Job
Below is a listing. Return the lines from the one that contains "Recreate this image" to the one that contains "minimum height=45pt] (pe)", both ends included, verbatim and with no pictures.

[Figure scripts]
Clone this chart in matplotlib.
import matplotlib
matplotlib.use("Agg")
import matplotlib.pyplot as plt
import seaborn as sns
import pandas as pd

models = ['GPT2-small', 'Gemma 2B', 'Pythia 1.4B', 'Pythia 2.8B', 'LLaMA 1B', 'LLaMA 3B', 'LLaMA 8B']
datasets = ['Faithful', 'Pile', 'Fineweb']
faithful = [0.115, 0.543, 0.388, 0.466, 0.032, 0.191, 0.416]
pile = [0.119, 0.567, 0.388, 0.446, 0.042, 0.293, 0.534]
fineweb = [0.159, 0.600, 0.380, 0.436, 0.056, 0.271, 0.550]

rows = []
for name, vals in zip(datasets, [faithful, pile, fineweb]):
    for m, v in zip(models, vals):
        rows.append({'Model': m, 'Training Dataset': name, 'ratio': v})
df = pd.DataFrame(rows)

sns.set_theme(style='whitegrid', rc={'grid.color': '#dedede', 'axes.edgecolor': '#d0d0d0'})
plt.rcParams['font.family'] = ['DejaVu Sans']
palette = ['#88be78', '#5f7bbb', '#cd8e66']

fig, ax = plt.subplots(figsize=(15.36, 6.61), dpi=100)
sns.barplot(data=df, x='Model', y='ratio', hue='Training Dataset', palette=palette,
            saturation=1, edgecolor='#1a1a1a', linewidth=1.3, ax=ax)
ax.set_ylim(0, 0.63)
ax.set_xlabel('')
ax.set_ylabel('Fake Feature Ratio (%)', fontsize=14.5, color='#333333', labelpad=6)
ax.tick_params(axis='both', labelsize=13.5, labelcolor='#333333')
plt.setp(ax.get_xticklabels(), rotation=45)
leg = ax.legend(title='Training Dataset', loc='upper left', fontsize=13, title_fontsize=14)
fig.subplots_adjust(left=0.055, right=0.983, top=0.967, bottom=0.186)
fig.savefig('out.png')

---

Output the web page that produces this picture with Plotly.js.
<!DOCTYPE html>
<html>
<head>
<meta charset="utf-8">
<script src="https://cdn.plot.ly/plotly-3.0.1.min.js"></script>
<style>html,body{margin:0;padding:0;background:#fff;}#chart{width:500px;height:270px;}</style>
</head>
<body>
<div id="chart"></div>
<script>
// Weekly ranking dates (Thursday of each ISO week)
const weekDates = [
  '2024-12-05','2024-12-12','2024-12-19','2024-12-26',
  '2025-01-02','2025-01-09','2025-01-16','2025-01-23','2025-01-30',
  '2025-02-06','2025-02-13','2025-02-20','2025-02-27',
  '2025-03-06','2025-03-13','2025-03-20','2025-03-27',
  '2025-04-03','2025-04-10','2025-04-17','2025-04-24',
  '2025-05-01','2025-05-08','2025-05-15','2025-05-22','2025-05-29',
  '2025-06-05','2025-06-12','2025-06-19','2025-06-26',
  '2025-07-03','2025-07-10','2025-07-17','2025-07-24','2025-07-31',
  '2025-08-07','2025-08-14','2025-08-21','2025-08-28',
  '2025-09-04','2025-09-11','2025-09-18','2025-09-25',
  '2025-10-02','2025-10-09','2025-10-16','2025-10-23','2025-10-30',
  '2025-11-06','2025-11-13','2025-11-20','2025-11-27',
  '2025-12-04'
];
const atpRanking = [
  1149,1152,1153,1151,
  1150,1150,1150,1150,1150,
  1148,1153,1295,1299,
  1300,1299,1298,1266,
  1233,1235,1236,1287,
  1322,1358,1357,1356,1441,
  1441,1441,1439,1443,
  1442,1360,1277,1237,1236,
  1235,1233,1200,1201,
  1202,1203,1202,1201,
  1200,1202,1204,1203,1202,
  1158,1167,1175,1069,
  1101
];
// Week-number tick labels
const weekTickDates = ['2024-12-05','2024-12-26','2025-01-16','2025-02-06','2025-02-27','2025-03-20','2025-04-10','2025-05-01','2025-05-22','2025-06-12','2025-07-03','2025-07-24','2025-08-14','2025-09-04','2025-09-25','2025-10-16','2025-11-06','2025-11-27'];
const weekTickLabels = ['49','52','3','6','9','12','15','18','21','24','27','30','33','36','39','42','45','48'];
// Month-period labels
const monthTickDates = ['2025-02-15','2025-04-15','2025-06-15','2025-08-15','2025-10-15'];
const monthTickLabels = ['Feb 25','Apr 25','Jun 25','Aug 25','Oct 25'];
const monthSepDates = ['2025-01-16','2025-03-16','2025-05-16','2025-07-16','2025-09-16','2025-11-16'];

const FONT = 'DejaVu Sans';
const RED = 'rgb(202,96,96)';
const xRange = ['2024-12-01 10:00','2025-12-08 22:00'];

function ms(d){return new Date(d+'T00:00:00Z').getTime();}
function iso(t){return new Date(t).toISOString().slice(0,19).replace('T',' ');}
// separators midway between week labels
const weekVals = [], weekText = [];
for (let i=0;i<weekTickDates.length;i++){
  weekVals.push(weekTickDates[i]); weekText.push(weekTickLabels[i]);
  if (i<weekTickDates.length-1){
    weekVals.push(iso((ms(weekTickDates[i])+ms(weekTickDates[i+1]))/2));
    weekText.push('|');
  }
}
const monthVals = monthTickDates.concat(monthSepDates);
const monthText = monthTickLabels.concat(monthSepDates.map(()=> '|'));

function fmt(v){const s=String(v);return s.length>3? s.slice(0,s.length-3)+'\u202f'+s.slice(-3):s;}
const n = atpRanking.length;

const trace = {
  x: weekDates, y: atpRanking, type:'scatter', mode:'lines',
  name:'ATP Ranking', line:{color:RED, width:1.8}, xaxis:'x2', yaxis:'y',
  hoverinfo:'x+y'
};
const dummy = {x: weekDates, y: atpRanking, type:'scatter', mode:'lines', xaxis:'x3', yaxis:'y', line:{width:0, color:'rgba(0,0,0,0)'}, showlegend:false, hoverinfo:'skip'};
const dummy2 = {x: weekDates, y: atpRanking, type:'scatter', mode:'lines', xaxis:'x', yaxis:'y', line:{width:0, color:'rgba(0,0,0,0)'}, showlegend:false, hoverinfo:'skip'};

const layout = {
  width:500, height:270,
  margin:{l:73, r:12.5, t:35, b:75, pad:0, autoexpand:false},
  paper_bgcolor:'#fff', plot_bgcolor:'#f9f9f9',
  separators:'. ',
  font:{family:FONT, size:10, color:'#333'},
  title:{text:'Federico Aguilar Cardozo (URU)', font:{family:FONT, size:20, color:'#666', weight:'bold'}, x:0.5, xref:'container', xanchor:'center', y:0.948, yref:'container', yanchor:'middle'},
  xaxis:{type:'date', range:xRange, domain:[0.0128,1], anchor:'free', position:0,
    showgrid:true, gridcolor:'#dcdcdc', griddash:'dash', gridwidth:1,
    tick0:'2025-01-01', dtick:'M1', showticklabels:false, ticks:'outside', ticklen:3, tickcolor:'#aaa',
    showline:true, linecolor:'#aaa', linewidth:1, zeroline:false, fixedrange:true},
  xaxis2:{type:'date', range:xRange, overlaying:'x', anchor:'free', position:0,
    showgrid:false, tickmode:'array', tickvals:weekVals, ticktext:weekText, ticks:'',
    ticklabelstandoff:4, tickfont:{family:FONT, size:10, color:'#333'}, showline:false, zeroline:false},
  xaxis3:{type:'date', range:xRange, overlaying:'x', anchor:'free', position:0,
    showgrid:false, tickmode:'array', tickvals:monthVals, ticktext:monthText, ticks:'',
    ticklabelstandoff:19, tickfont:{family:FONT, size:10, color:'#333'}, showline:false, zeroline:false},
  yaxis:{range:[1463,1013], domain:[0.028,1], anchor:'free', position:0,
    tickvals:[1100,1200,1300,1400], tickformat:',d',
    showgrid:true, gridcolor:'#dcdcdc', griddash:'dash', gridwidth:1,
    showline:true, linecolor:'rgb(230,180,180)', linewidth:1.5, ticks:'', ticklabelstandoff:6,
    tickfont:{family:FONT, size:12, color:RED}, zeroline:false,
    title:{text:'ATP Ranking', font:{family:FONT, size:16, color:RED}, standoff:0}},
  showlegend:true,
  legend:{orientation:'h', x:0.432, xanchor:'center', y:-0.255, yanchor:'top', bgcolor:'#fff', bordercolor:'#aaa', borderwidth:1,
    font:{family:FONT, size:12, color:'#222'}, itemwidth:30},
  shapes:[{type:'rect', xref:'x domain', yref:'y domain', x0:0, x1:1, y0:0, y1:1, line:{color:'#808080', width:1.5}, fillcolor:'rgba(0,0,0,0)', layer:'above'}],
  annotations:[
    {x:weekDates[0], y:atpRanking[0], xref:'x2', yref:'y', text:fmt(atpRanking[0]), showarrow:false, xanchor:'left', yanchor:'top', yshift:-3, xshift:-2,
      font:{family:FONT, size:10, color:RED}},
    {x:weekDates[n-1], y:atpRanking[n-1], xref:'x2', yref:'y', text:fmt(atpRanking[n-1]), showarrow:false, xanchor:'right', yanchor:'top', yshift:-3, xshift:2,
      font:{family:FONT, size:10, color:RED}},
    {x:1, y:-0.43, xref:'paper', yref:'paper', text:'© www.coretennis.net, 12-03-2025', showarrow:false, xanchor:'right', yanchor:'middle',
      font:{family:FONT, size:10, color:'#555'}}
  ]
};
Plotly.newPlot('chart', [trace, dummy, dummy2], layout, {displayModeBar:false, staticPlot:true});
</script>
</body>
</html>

* * *

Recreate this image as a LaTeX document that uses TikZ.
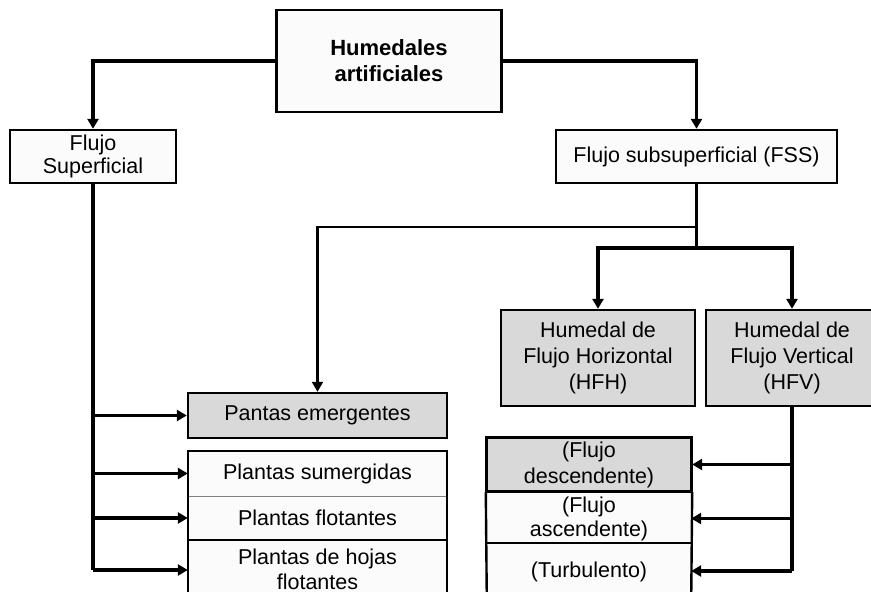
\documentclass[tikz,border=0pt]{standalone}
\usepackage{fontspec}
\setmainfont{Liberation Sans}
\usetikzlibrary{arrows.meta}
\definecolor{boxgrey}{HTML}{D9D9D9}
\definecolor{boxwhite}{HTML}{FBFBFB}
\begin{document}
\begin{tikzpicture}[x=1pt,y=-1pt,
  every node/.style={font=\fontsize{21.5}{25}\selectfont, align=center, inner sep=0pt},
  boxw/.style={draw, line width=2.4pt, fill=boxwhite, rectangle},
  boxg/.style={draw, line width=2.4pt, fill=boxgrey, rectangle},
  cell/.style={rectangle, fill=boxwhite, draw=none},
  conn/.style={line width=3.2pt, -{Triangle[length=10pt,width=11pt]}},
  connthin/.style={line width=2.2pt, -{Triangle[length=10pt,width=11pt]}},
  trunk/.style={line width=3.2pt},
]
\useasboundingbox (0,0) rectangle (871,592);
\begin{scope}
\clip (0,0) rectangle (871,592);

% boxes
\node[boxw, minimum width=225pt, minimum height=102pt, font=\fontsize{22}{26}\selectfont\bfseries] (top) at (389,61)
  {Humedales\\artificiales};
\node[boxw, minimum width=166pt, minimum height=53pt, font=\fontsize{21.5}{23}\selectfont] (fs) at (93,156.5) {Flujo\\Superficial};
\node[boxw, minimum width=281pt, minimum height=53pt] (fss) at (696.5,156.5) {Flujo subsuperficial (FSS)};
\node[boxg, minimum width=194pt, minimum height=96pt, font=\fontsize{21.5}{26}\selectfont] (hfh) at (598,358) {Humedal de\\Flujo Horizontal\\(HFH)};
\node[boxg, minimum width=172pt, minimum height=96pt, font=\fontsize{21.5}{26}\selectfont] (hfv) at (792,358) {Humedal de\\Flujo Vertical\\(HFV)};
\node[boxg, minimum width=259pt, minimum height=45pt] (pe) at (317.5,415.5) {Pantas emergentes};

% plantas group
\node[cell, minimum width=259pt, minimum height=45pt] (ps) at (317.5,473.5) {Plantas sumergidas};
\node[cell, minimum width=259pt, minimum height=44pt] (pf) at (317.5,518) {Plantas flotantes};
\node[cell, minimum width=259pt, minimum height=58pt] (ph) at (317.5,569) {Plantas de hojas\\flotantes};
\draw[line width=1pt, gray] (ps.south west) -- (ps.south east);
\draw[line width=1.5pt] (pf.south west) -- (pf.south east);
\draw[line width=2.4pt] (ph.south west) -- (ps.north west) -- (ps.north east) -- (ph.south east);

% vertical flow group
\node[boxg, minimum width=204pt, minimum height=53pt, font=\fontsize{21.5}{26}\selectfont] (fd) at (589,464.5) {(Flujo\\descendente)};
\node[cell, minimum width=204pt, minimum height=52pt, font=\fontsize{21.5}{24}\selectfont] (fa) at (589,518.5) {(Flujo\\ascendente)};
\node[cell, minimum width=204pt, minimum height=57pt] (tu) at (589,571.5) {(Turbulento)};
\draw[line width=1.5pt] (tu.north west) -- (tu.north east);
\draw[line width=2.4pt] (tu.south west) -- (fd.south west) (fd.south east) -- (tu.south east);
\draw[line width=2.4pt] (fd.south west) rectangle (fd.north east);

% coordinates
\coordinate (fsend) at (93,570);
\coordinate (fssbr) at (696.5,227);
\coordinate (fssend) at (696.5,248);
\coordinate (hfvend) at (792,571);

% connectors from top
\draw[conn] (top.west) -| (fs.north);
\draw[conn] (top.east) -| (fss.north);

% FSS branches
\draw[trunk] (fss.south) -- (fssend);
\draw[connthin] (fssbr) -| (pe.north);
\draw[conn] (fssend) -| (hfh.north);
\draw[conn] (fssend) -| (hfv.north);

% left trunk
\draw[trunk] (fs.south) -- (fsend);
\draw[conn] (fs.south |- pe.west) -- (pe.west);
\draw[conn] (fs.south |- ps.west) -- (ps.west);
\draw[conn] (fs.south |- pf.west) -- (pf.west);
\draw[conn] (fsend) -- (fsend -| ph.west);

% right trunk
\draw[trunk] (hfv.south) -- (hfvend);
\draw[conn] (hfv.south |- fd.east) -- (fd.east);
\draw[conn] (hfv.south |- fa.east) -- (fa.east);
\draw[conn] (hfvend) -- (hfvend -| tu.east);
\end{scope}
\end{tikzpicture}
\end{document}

Solution to the problem
Recreate this image as a LaTeX document that uses TikZ.
\documentclass[tikz,border=0pt]{standalone}
\usepackage{fontspec}
\setmainfont{Liberation Sans}
\usetikzlibrary{arrows.meta}
\definecolor{boxgrey}{HTML}{D9D9D9}
\definecolor{boxwhite}{HTML}{FBFBFB}
\begin{document}
\begin{tikzpicture}[x=1pt,y=-1pt,
  every node/.style={font=\fontsize{21.5}{25}\selectfont, align=center, inner sep=0pt},
  boxw/.style={draw, line width=2.4pt, fill=boxwhite, rectangle},
  boxg/.style={draw, line width=2.4pt, fill=boxgrey, rectangle},
  cell/.style={rectangle, fill=boxwhite, draw=none},
  conn/.style={line width=3.2pt, -{Triangle[length=10pt,width=11pt]}},
  connthin/.style={line width=2.2pt, -{Triangle[length=10pt,width=11pt]}},
  trunk/.style={line width=3.2pt},
]
\useasboundingbox (0,0) rectangle (871,592);
\begin{scope}
\clip (0,0) rectangle (871,592);

% boxes
\node[boxw, minimum width=225pt, minimum height=102pt, font=\fontsize{22}{26}\selectfont\bfseries] (top) at (389,61)
  {Humedales\\artificiales};
\node[boxw, minimum width=166pt, minimum height=53pt, font=\fontsize{21.5}{23}\selectfont] (fs) at (93,156.5) {Flujo\\Superficial};
\node[boxw, minimum width=281pt, minimum height=53pt] (fss) at (696.5,156.5) {Flujo subsuperficial (FSS)};
\node[boxg, minimum width=194pt, minimum height=96pt, font=\fontsize{21.5}{26}\selectfont] (hfh) at (598,358) {Humedal de\\Flujo Horizontal\\(HFH)};
\node[boxg, minimum width=172pt, minimum height=96pt, font=\fontsize{21.5}{26}\selectfont] (hfv) at (792,358) {Humedal de\\Flujo Vertical\\(HFV)};
\node[boxg, minimum width=259pt, minimum height=45pt] (pe) at (317.5,415.5) {Pantas emergentes};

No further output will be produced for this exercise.